[Plotting code records]
·····
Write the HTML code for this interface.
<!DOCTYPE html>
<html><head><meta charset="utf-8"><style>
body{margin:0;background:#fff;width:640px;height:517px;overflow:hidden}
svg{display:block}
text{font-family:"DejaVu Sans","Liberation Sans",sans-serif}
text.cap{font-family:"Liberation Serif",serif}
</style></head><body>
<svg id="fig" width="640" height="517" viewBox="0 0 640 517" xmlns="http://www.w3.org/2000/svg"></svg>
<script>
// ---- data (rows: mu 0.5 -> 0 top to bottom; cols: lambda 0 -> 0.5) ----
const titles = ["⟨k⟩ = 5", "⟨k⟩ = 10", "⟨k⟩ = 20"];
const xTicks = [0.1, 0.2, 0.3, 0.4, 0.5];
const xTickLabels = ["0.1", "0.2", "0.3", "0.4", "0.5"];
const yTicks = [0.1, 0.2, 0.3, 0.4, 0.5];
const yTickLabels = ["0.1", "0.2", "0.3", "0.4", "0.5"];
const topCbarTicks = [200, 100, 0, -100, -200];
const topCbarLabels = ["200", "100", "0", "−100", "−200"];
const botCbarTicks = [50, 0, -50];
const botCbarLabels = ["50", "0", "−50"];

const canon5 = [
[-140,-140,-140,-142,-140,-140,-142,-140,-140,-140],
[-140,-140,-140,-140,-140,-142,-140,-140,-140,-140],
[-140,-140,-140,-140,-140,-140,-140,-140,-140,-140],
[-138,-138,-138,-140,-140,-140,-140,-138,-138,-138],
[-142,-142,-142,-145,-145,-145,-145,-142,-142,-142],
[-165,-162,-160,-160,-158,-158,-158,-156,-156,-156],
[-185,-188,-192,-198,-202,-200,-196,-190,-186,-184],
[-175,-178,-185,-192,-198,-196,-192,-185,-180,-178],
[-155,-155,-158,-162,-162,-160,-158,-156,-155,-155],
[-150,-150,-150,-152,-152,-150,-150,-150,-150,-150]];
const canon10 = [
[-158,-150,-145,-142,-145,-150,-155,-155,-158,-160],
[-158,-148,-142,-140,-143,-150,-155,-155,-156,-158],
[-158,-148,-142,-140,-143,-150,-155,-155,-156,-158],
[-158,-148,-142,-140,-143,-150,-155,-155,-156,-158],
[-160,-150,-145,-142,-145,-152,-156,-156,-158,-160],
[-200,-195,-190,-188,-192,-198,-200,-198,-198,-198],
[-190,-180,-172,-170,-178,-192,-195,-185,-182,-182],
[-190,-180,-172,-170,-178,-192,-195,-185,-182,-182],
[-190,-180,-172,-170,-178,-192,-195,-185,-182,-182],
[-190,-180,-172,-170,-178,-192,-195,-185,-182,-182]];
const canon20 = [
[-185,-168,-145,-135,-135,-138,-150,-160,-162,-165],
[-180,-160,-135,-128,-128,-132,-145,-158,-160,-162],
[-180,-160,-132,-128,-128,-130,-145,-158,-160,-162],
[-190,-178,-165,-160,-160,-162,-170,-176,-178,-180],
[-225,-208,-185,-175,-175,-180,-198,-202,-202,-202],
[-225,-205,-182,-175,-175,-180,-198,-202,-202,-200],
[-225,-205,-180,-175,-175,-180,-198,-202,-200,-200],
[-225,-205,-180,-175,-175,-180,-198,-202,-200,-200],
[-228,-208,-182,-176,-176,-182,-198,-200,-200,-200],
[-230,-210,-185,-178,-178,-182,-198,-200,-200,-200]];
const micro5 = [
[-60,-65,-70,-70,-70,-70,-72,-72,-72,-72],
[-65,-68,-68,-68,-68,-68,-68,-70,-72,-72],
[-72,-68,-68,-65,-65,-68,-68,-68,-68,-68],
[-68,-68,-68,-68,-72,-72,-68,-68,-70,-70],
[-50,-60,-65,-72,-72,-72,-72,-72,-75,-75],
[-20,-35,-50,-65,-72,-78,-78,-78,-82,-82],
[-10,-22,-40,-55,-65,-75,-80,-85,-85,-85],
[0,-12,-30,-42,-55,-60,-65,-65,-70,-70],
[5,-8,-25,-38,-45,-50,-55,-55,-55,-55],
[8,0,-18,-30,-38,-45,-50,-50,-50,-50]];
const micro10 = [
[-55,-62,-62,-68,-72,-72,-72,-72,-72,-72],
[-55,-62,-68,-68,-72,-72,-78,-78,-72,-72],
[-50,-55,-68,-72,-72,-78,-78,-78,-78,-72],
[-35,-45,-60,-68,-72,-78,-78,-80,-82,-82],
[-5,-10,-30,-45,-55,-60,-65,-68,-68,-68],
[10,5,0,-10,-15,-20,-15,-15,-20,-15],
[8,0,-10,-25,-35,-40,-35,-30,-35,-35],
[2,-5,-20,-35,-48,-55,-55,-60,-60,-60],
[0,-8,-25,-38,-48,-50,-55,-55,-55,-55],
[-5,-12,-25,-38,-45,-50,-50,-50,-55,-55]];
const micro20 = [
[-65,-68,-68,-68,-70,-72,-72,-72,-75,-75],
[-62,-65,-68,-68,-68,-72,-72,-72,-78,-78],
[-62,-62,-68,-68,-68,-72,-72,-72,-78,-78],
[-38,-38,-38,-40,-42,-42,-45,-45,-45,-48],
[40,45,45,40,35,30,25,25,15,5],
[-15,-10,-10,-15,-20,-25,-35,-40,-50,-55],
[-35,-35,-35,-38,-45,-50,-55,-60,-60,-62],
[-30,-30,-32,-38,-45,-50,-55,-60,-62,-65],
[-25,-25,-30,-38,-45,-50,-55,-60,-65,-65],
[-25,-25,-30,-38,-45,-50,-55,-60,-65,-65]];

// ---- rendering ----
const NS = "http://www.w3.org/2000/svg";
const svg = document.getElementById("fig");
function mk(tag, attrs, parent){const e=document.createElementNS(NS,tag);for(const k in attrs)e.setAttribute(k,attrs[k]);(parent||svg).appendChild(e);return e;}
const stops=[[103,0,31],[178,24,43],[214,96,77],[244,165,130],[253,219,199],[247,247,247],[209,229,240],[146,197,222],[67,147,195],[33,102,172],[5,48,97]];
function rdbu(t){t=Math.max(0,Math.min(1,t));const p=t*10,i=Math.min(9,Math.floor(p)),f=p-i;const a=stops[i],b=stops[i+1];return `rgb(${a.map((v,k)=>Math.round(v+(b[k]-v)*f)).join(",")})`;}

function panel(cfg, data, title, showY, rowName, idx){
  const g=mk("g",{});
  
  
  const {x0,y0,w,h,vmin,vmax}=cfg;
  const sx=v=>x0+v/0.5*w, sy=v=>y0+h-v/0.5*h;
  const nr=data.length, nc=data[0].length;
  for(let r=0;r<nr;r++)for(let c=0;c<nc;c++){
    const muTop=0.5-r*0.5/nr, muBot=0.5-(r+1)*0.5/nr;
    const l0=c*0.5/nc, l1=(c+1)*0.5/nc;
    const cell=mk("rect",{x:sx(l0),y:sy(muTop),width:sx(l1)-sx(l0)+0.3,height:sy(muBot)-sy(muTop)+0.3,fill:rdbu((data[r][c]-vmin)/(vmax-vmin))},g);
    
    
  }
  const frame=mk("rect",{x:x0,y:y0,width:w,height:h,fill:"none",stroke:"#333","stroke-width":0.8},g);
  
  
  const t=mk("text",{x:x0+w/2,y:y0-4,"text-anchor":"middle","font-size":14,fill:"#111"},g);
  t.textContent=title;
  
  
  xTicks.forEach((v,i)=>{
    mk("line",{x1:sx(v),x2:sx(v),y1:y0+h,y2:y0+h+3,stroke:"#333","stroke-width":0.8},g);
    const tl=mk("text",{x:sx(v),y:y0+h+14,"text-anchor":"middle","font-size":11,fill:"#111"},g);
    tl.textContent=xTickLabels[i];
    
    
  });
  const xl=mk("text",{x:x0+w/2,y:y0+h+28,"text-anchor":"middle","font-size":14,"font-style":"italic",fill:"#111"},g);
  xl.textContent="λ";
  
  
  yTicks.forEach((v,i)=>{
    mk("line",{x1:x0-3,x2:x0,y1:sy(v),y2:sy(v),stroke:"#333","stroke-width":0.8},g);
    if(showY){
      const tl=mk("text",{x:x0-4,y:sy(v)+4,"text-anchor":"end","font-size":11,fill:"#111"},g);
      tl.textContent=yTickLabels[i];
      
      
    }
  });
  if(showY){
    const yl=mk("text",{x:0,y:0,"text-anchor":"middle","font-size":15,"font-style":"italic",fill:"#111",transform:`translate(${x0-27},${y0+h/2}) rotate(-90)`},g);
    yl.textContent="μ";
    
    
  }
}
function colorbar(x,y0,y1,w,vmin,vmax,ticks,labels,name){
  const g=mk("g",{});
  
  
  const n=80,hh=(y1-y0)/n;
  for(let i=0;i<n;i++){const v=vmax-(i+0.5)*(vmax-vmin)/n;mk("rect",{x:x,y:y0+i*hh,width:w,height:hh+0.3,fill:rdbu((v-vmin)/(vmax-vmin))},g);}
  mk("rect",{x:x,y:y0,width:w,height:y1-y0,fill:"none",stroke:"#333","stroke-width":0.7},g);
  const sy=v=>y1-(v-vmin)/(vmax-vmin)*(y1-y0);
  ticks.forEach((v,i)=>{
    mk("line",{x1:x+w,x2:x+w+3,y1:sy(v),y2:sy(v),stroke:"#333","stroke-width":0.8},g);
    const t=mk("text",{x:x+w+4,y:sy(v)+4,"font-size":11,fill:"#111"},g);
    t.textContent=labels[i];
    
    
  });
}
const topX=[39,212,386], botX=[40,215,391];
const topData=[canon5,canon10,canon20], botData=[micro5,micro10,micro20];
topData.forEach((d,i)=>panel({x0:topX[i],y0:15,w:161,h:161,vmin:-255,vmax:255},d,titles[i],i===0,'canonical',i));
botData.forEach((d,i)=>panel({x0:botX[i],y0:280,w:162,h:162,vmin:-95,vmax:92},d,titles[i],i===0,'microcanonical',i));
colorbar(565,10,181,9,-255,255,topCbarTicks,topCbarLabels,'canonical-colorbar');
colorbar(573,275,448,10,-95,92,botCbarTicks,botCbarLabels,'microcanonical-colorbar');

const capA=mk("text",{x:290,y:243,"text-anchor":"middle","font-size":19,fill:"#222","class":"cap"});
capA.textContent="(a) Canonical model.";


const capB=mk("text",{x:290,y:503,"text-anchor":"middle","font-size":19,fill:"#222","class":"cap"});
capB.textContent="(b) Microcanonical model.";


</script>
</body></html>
·····
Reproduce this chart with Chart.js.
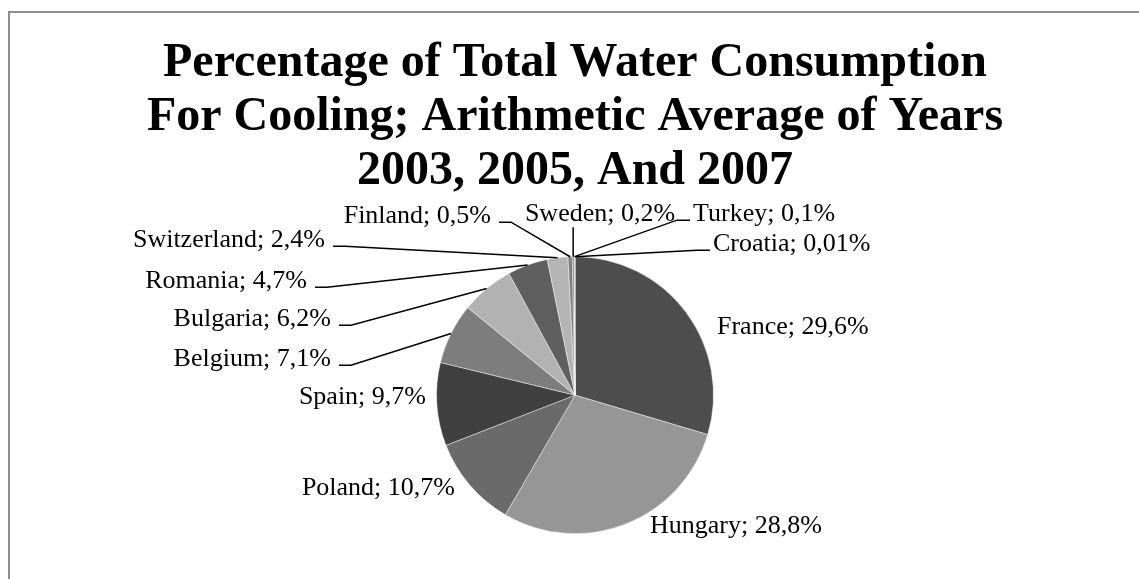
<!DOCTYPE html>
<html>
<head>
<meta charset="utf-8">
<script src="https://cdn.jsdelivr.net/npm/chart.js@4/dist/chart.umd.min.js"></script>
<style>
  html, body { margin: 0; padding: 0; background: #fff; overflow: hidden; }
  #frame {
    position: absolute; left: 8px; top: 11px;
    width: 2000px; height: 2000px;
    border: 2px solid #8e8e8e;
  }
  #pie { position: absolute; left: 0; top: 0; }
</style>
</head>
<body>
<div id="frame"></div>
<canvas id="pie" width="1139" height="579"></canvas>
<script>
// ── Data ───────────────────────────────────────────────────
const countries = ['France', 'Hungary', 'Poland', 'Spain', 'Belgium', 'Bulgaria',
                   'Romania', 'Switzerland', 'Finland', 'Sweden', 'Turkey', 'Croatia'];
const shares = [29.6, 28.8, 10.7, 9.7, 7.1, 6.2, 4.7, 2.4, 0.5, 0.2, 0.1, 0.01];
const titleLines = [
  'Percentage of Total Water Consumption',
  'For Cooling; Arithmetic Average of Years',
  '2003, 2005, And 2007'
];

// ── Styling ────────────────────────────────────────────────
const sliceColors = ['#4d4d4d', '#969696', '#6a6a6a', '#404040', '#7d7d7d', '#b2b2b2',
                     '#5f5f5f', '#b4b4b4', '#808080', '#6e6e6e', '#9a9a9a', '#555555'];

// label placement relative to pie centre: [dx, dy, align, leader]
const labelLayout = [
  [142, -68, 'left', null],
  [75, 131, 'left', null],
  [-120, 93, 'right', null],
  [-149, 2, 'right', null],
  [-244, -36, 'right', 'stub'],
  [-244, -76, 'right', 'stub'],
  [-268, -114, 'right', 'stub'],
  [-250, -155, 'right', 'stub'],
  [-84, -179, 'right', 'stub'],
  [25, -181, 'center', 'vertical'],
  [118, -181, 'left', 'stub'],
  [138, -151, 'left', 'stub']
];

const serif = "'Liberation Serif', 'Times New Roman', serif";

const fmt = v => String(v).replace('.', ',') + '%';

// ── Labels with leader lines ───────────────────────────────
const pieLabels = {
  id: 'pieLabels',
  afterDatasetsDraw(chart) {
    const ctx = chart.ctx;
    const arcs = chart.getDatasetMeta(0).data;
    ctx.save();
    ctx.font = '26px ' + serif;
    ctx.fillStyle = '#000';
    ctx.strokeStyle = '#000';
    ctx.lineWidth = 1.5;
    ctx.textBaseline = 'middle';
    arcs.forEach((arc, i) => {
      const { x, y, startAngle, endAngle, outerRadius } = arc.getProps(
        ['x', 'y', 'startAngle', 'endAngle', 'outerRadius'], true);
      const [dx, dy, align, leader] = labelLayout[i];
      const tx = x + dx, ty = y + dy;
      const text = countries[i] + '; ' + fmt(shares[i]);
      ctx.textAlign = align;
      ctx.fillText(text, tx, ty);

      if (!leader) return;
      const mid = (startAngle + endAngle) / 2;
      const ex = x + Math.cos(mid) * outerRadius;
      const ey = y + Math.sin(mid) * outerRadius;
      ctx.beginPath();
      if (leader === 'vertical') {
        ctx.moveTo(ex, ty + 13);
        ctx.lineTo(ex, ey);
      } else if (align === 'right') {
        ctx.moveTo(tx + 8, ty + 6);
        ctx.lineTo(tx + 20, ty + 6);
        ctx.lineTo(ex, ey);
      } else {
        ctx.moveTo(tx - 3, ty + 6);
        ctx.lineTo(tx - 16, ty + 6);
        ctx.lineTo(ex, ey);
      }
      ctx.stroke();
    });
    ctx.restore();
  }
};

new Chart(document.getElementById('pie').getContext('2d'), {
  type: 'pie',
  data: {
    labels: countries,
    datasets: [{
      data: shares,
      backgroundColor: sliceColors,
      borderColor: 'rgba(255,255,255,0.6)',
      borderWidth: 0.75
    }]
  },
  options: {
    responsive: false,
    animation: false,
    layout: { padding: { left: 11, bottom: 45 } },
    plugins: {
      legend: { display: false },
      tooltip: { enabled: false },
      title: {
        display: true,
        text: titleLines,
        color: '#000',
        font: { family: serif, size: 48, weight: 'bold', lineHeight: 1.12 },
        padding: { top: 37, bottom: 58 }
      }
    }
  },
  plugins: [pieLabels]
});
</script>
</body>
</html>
·····
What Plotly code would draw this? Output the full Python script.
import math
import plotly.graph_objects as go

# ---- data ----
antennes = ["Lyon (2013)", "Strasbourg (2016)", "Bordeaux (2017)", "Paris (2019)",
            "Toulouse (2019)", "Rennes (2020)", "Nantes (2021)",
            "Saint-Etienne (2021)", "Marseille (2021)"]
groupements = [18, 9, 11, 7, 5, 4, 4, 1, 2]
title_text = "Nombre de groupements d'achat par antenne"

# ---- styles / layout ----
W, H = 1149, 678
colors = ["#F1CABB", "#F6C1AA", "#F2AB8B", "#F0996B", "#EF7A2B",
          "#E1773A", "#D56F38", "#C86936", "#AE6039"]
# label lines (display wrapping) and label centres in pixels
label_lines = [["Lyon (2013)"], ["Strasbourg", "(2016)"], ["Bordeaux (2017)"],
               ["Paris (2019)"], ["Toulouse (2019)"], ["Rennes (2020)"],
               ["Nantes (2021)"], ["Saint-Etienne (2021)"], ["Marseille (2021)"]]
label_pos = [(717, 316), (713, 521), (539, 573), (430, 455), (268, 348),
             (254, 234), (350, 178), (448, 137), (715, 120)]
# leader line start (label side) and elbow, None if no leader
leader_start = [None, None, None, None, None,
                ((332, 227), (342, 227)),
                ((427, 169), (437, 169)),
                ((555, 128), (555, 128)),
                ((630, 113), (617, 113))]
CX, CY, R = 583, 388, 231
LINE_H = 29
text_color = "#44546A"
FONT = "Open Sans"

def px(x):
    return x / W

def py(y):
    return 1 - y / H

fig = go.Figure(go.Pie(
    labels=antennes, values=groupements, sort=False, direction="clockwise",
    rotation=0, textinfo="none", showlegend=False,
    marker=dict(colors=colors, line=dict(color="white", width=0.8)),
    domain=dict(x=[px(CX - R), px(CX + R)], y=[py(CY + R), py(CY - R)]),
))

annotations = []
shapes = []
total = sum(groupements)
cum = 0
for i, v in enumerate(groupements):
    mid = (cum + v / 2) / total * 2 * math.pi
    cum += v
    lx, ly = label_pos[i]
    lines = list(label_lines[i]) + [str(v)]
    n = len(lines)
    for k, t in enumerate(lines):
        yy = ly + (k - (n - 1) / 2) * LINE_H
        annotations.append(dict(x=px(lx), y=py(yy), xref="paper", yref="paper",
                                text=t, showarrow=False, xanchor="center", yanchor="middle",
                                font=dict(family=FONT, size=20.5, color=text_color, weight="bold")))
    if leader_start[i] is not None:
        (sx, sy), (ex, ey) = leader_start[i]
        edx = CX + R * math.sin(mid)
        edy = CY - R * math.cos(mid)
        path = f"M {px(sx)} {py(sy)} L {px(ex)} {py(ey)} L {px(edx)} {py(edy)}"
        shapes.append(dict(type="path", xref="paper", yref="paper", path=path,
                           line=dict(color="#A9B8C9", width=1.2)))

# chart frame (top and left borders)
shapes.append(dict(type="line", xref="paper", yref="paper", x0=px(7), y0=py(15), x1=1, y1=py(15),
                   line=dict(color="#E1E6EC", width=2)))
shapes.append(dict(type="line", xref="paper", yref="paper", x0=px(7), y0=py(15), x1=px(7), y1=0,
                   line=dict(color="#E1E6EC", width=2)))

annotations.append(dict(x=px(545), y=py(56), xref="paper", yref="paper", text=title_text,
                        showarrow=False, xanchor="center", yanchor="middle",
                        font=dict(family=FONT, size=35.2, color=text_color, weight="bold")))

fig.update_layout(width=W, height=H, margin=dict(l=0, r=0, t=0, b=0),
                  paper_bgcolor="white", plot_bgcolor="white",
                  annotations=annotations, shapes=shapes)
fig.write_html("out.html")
·····
Aim —
Repeat exactly the lines from the one containing "What Plotly code" through the one containing "de groupements d'achat", both included, and nothing else.

Answer in full —
What Plotly code would draw this? Output the full Python script.
import math
import plotly.graph_objects as go

# ---- data ----
antennes = ["Lyon (2013)", "Strasbourg (2016)", "Bordeaux (2017)", "Paris (2019)",
            "Toulouse (2019)", "Rennes (2020)", "Nantes (2021)",
            "Saint-Etienne (2021)", "Marseille (2021)"]
groupements = [18, 9, 11, 7, 5, 4, 4, 1, 2]
title_text = "Nombre de groupements d'achat par antenne"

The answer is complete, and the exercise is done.